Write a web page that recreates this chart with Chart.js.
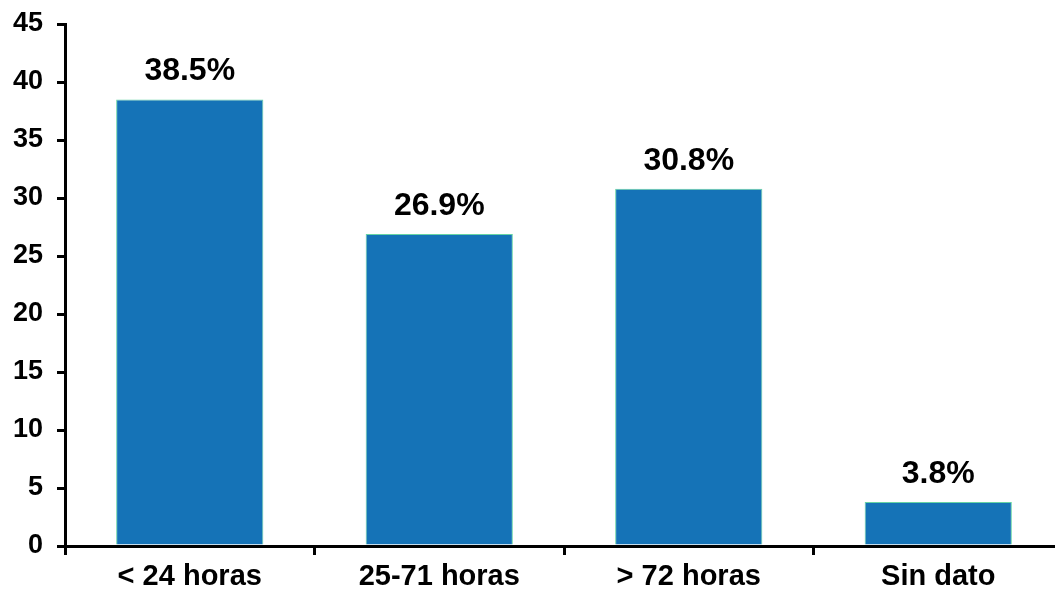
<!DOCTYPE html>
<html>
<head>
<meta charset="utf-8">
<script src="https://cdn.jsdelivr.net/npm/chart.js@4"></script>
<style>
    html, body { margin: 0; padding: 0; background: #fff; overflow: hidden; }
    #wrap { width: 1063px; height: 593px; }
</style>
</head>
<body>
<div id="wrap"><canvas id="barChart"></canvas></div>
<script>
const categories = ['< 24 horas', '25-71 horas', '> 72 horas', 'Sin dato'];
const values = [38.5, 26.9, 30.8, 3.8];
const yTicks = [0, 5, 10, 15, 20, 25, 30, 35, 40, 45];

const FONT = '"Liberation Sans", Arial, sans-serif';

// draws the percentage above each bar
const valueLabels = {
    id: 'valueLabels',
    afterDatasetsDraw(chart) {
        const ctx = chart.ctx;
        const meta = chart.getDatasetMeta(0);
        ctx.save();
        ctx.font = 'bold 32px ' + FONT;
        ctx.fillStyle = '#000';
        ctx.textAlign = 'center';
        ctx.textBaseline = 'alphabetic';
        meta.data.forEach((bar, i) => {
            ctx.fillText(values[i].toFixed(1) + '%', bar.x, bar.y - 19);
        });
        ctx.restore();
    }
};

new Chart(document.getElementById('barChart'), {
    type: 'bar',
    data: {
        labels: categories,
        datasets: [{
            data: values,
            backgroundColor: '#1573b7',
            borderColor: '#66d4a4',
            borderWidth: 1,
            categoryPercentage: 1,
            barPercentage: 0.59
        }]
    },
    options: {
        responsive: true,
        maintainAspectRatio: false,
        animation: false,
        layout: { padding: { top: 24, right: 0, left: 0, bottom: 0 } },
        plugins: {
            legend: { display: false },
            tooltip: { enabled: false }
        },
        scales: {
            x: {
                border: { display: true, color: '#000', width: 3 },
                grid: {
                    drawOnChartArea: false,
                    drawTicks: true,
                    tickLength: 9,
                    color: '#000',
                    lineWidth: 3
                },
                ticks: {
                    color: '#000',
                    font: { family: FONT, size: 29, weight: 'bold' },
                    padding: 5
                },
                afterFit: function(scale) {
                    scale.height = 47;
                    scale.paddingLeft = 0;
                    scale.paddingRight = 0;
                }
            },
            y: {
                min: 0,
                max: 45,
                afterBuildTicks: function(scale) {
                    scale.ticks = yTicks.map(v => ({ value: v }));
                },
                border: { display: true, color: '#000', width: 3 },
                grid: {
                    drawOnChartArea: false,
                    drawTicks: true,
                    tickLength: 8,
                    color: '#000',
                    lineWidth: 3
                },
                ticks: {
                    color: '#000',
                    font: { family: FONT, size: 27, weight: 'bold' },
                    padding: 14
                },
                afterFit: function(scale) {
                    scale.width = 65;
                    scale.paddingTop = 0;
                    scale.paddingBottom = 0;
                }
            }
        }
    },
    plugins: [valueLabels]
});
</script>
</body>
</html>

> JOB
Copy every line of the data word for word, omitting the images.

> OUTPUT
Write a web page that recreates this chart with Chart.js.
<!DOCTYPE html>
<html>
<head>
<meta charset="utf-8">
<script src="https://cdn.jsdelivr.net/npm/chart.js@4"></script>
<style>
    html, body { margin: 0; padding: 0; background: #fff; overflow: hidden; }
    #wrap { width: 1063px; height: 593px; }
</style>
</head>
<body>
<div id="wrap"><canvas id="barChart"></canvas></div>
<script>
const categories = ['< 24 horas', '25-71 horas', '> 72 horas', 'Sin dato'];
const values = [38.5, 26.9, 30.8, 3.8];
const yTicks = [0, 5, 10, 15, 20, 25, 30, 35, 40, 45];

const FONT = '"Liberation Sans", Arial, sans-serif';

// draws the percentage above each bar
const valueLabels = {
    id: 'valueLabels',
    afterDatasetsDraw(chart) {
        const ctx = chart.ctx;
        const meta = chart.getDatasetMeta(0);
        ctx.save();
        ctx.font = 'bold 32px ' + FONT;
        ctx.fillStyle = '#000';
        ctx.textAlign = 'center';
        ctx.textBaseline = 'alphabetic';
        meta.data.forEach((bar, i) => {
            ctx.fillText(values[i].toFixed(1) + '%', bar.x, bar.y - 19);
        });
        ctx.restore();
    }
};

new Chart(document.getElementById('barChart'), {
    type: 'bar',
    data: {
        labels: categories,
        datasets: [{
            data: values,
            backgroundColor: '#1573b7',
            borderColor: '#66d4a4',
            borderWidth: 1,
            categoryPercentage: 1,
            barPercentage: 0.59
        }]
    },
    options: {
        responsive: true,
        maintainAspectRatio: false,
        animation: false,
        layout: { padding: { top: 24, right: 0, left: 0, bottom: 0 } },
        plugins: {
            legend: { display: false },
            tooltip: { enabled: false }
        },
        scales: {
            x: {
                border: { display: true, color: '#000', width: 3 },
                grid: {
                    drawOnChartArea: false,
                    drawTicks: true,
                    tickLength: 9,
                    color: '#000',
                    lineWidth: 3
                },
                ticks: {
                    color: '#000',
                    font: { family: FONT, size: 29, weight: 'bold' },
                    padding: 5
                },
                afterFit: function(scale) {
                    scale.height = 47;
                    scale.paddingLeft = 0;
                    scale.paddingRight = 0;
                }
            },
            y: {
                min: 0,
                max: 45,
                afterBuildTicks: function(scale) {
                    scale.ticks = yTicks.map(v => ({ value: v }));
                },
                border: { display: true, color: '#000', width: 3 },
                grid: {
                    drawOnChartArea: false,
                    drawTicks: true,
                    tickLength: 8,
                    color: '#000',
                    lineWidth: 3
                },
                ticks: {
                    color: '#000',
                    font: { family: FONT, size: 27, weight: 'bold' },
                    padding: 14
                },
                afterFit: function(scale) {
                    scale.width = 65;
                    scale.paddingTop = 0;
                    scale.paddingBottom = 0;
                }
            }
        }
    },
    plugins: [valueLabels]
});
</script>
</body>
</html>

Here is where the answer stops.